BdV ist indirekt „Wettbewerber“
Problematisch ist nach Einschätzung des Versicherungsberaters Ferrarese, dass der BdV nach eigenen Angaben ebenfalls im Markt der Tarifwechselberatung aktiv ist. So verlangt die BdV Verwaltungs GmbH (BVG) aus Henstedt-Ulzburg für eine solche Beratung derzeit 570 Euro. Das ist ein Festpreis, den BdV-Mitglieder zusätzlich zum Mitgliedsbeitrag zahlen müssen, wenn sie eine PKV-Tarifwechselberatung in Anspruch nehmen möchten.
Aktuell will der BdV seine Beratungstätigkeit sogar auf Nicht-Mitglieder ausdehnen. Nach eigenen Angaben wird derzeit an einem Leistungskatalog inklusive der dazugehörigen Preise gearbeitet. Nach Einschätzung von Minerva würde der Verbraucherschützer in Wahrheit über seine Tochtergesellschaft als Wettbewerber auftreten. „Daher drängt sich die Frage auf, ob der BdV seine Sonderstellung nicht für eigene wirtschaftliche Interessen ausnutzt“, so Versicherungsberater Ferrarese. Der BdV ist laut dem Bundesamt der Justiz nach § 4 des Unterlassungsklagengesetzes eine „qualifizierte Einrichtung“ und darf im Interesse der Verbraucher Verbandsklagen führen.
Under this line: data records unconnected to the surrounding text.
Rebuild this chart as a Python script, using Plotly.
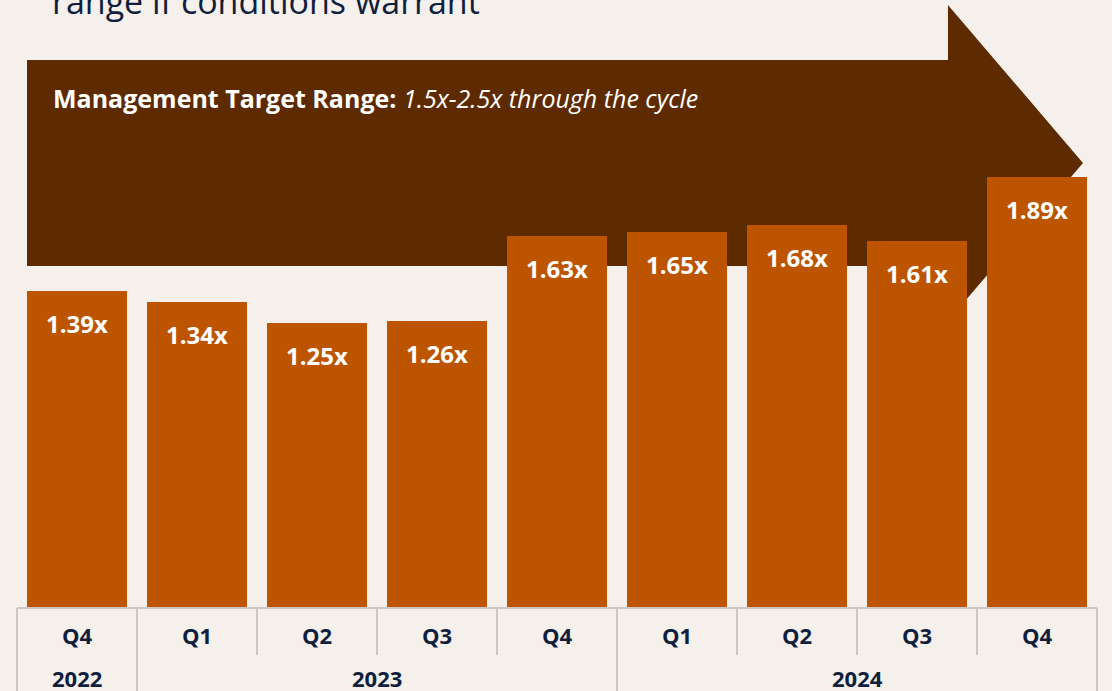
import plotly.graph_objects as go

quarters = ["Q4", "Q1", "Q2", "Q3", "Q4", "Q1", "Q2", "Q3", "Q4"]
years = ["2022", "2023", "2024"]
year_spans = [1, 4, 4]
values = [1.39, 1.34, 1.25, 1.26, 1.63, 1.65, 1.68, 1.61, 1.89]
labels = [f"{v:.2f}x" for v in values]
title_tail = "range if conditions warrant"
target_bold = "Management Target Range:"
target_italic = "1.5x-2.5x through the cycle"

BG = "#f5f0ec"
BAR = "#bd5500"
ARROW = "#5e2a00"
NAVY = "#0f1e3c"
GRID = "#c9c6c3"
FONT = "Open Sans"

x = list(range(len(values)))
n = len(values)

fig = go.Figure()
fig.add_trace(go.Bar(x=x, y=values, marker=dict(color=BAR, line=dict(width=0)),
                     width=100/120, hoverinfo="skip"))

# value labels
for xi, v, t in zip(x, values, labels):
    fig.add_annotation(x=xi, y=v, text=f"<b>{t}</b>", showarrow=False,
                       xanchor="center", yanchor="top", yshift=-14,
                       font=dict(family=FONT, size=24, color="white"))

# arrow shape (data coordinates)
xl, xb, xt = -0.4167, 7.258, 8.383
y_top, y_bot = 2.404, 1.50
y_htop, y_tip, y_hbot = 2.645, 1.952, 1.259
path = (f"M {xl},{y_top} L {xb},{y_top} L {xb},{y_htop} L {xt},{y_tip} "
        f"L {xb},{y_hbot} L {xb},{y_bot} L {xl},{y_bot} Z")
fig.add_shape(type="path", path=path, xref="x", yref="y",
              fillcolor=ARROW, line=dict(width=0), layer="below")

fig.add_annotation(x=(51-17)/120 - 0.5, y=(608-98)/228, xref="x", yref="y",
                   text=f"<b>{target_bold}</b> <i>{target_italic}</i>",
                   showarrow=False, xanchor="left", yanchor="middle",
                   font=dict(family=FONT, size=25, color="white"))

# title fragment at top
fig.add_annotation(x=(50-17)/1080, y=(608-1)/608, xref="paper", yref="paper",
                   text=title_tail, showarrow=False, xanchor="left", yanchor="middle",
                   font=dict(family=FONT, size=34, color=NAVY))

# table below axis
H = 608.0
def py(p):
    return -(p - 608) / H

fig.add_shape(type="line", xref="paper", yref="paper", x0=0, x1=1,
              y0=0, y1=0, line=dict(color=GRID, width=2))
year_bounds = [0]
for s in year_spans:
    year_bounds.append(year_bounds[-1] + s)
for i in range(n + 1):
    bottom = 691 if i in year_bounds else 655
    fig.add_shape(type="line", xref="paper", yref="paper", x0=i/n, x1=i/n,
                  y0=0, y1=py(bottom), line=dict(color=GRID, width=2))
for i, q in enumerate(quarters):
    fig.add_annotation(x=(i+0.5)/n, y=py(635), xref="paper", yref="paper",
                       text=f"<b>{q}</b>", showarrow=False,
                       xanchor="center", yanchor="middle",
                       font=dict(family=FONT, size=22, color=NAVY))
for k, yr in enumerate(years):
    c = (year_bounds[k] + year_bounds[k+1]) / 2
    fig.add_annotation(x=c/n, y=py(678), xref="paper", yref="paper",
                       text=f"<b>{yr}</b>", showarrow=False,
                       xanchor="center", yanchor="middle",
                       font=dict(family=FONT, size=22, color=NAVY))

fig.update_layout(
    width=1112, height=691,
    margin=dict(l=17, r=15, t=0, b=83),
    paper_bgcolor=BG, plot_bgcolor="rgba(0,0,0,0)",
    showlegend=False,
    xaxis=dict(range=[-0.5, 8.5], visible=False, fixedrange=True),
    yaxis=dict(range=[0, 608/228], visible=False, fixedrange=True),
    bargap=0,
)

fig.write_html("out.html", config={"displayModeBar": False},
               post_script="document.body.style.margin='0';document.body.style.overflow='hidden';")
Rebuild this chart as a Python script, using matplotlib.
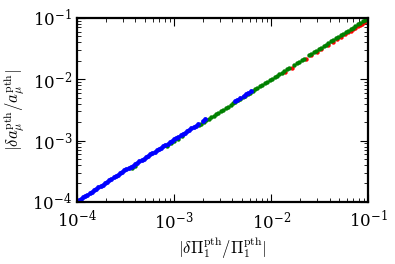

Sieht keinen Interessenkonflikt
Der BdV sieht hinsichtlich seines öffentlichen Kampfes gegen unseriöse Tarifwechselberatung und den eigenen Aktivitäten keinen Interessenkonflikt. Zwar sei die Tochtergesellschaft ebenfalls als Versicherungsberaterin zugelassen. Sie würde aber kein erfolgsabhängiges Honorar für Tarifwechselberatung verlangen. Das Honorar falle auch dann an, wenn das BdV-Mitglied nicht in einen anderen Tarif wechseln könne.